The massive East Side complex is telling tenants they must install new, city-approved partitions to split up their apartments, despite the fact that many residents already paid hundreds of dollars to put their existing walls up.
Residents of the 91-building property, which includes the neighboring Peter Cooper Village, often install pressurized walls in their units to subdivide the space and create additional bedrooms.
But the walls now required by managing agent Tishman Speyer — which purchased the complex in 2006 but recently defaulted on its mortgage and no longer owns the property — will force tenants to irregularly break up their apartments with an extra partition, or T wall.
The move stems from city inspections dating back to 2008 that found many of the current walls not compliant with fire and building codes, even though some residents said they used installation companies previously recommended by the complex.

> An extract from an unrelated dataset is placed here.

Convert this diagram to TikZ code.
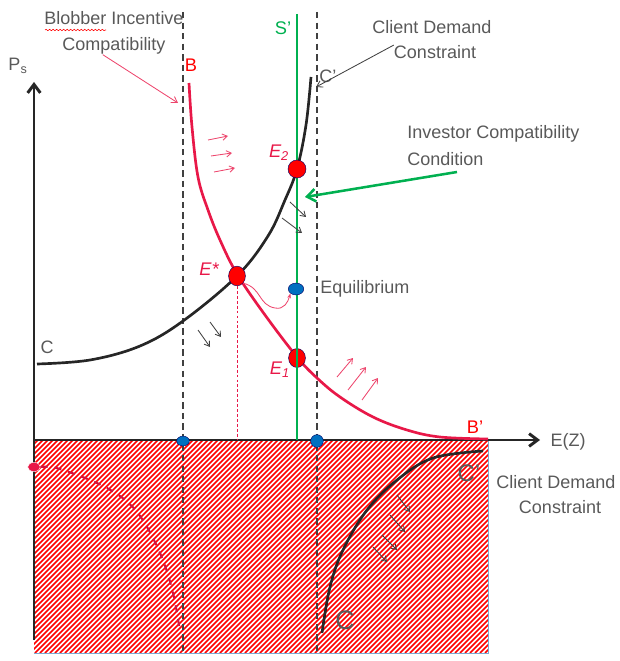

According to the new guidelines, instead of being able to simply divide their living room with a single wall to create another bedroom, tenants will be forced add a T wall perpendicular to the first partition that will essentially split their living space in half.
A spokesman for Tishman Speyer explained that if a tenant obtained written permission from either Tishman or previous owner MetLife and installed the wall according to building specifications, then the resident would be reimbursed for the new partition, as well as for any costs associated with removal of the current wall.
But if a tenant installed a non-conforming wall without permission from the complex’s owners, the resident will have to fork over approximately $1,000 for the new partition — the price most paid to have the original walls installed — based on a rider tenants have been asked to sign.
Residents also must agree to erect the new walls if they want to renew their leases, or face eviction, according to the rider.
Tishman Speyer declined to comment on approximately how many tenants had used pre-approved wall contractors and, therefore, how many would have the additional costs handed down to them.
“We continue to work cooperatively with the residents of affected apartments to remove, alter or replace their walls in a manner that complies with the building code and, more importantly, ensures the ongoing safety of all residents, families and guests of the community,” said Tishman Speyer spokesman Bud Perrone.
Tishman Speyer continues to act as Stuyvesant Town and Peter Cooper Village’s management company even though the complex has been handed over to creditors.